Charging Speed: DC connectors like CCS and CHAdeMO offer much faster charging than AC connectors. Choose the right one based on your daily driving needs and available charging time.
Location: Connector availability varies by region. For example, Type 2 and CCS2 dominate in Europe, while Type 1 and CCS1 are more common in North America.
Public Infrastructure: Consider the type of charging stations available in your area. Some regions have more CCS fast chargers, while others may still support CHAdeMO or Tesla Superchargers.
Future-Proofing: As standards evolve, CCS and Tesla’s NACS are becoming increasingly dominant. Choosing these may offer better long-term compatibility.
The Evolving Landscape of EV Charging
The EV charging connector ecosystem is still evolving. As electric vehicles become mainstream, there is growing pressure to standardize charging systems to make EV ownership easier and infrastructure development more cost-effective.

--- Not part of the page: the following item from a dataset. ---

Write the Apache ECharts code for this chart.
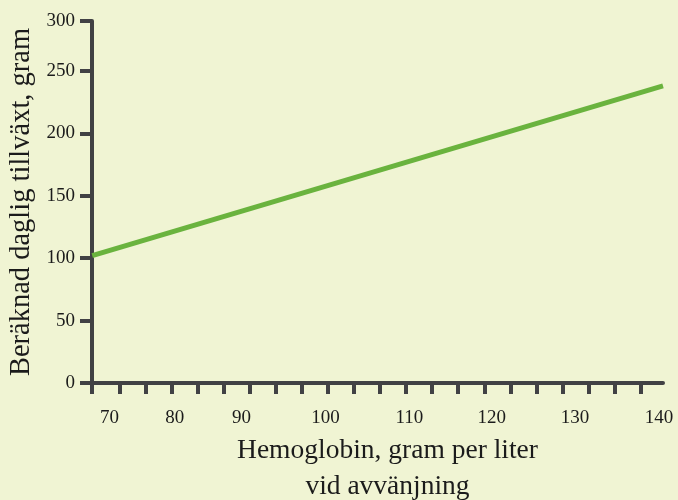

Recent developments, like Tesla opening its Supercharger network to non-Tesla vehicles and the push by major automakers toward NACS and CCS, show that industry players are working toward greater compatibility.
Governments are also playing a role by mandating certain standards or funding the installation of universal charging stations. These trends point toward a future where EV drivers will no longer need to worry about matching their vehicle with the right plug—charging will simply work, wherever you are.
Conclusion
Choosing the right EV charging connector is essential for efficient, safe, and convenient electric vehicle use. From slower home-based AC chargers to ultra-fast public DC charging, connectors like Type 1, Type 2, CCS, CHAdeMO, Tesla, and GB/T each serve a unique purpose based on region, technology, and vehicle type.
While the market is currently fragmented, standards are increasingly converging toward more universal and future-ready solutions. As the EV industry matures, drivers can expect simpler charging experiences and more accessible infrastructure.